= SUPPLIED MATERIAL =
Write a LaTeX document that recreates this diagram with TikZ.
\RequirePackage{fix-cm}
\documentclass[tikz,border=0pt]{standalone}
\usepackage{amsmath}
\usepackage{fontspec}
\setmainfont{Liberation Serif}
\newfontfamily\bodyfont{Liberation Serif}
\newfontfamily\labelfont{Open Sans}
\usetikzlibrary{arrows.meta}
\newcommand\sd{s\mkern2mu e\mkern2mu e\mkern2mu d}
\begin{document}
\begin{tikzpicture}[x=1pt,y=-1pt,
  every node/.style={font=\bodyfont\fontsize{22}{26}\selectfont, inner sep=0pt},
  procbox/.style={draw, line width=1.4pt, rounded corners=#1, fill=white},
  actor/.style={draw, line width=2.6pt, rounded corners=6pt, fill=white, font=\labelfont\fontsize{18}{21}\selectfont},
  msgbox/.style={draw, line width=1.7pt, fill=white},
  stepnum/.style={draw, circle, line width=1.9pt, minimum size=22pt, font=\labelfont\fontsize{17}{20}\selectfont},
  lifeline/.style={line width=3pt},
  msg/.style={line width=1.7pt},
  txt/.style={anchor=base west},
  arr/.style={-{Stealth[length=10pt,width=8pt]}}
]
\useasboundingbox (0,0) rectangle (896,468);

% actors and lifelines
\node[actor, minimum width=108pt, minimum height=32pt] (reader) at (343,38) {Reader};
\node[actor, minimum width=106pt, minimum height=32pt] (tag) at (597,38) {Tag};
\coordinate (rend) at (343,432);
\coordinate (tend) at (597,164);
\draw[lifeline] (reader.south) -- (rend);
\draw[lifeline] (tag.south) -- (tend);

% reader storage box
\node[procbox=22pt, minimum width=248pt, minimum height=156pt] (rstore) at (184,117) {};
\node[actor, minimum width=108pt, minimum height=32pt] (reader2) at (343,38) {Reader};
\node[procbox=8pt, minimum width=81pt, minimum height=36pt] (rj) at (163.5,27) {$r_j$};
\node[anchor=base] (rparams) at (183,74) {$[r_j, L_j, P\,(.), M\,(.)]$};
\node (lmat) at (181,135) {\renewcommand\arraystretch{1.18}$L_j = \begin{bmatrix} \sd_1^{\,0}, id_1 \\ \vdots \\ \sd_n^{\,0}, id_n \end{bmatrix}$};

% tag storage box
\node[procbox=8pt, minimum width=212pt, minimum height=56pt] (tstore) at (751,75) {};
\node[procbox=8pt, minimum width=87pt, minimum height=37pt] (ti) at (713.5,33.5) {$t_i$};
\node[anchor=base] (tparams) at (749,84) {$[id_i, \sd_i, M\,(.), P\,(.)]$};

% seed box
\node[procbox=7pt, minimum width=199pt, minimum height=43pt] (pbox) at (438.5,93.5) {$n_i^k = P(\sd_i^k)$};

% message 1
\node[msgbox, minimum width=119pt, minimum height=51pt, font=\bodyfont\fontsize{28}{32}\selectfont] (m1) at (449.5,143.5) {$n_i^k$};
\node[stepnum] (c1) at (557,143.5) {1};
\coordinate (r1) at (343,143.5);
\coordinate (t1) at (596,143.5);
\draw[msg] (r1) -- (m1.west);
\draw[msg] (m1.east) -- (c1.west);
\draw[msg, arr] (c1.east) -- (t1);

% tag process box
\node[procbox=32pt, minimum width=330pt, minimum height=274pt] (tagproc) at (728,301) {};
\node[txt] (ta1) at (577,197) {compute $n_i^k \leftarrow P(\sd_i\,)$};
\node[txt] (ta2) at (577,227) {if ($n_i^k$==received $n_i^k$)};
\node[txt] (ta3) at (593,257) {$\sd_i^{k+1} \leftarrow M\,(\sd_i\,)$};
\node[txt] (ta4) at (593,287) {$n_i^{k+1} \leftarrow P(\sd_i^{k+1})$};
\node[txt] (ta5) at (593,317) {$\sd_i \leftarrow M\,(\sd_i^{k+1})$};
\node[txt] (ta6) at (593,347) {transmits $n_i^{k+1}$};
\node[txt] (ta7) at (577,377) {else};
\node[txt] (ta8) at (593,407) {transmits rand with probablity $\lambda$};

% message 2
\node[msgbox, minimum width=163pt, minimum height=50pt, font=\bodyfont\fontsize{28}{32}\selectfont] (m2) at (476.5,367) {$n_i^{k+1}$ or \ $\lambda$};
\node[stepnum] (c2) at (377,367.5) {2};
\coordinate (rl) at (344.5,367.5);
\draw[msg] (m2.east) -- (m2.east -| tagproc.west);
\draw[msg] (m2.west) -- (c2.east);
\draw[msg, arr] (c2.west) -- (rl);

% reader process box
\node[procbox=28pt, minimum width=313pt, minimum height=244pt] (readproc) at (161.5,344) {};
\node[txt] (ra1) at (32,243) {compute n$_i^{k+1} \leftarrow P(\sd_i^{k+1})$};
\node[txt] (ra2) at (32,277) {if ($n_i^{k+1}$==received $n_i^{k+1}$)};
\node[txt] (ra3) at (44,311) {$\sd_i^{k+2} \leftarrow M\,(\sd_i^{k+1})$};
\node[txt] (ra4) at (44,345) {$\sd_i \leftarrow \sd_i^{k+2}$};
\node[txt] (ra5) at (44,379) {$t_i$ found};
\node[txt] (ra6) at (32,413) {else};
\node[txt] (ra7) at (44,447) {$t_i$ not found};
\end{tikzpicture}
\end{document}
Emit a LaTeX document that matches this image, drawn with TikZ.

==

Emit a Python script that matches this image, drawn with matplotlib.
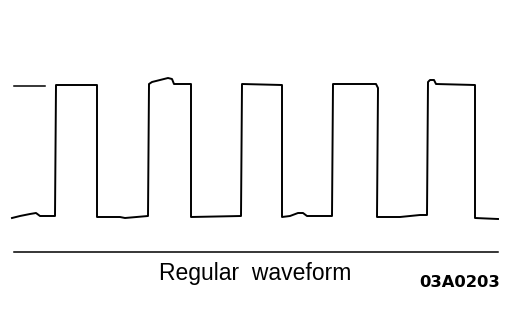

= EXERCISE GOAL =
Pick out all the lines with the word "that" in them and copy them.

= WRITTEN SOLUTION =
Write a LaTeX document that recreates this diagram with TikZ.
Emit a LaTeX document that matches this image, drawn with TikZ.
Emit a Python script that matches this image, drawn with matplotlib.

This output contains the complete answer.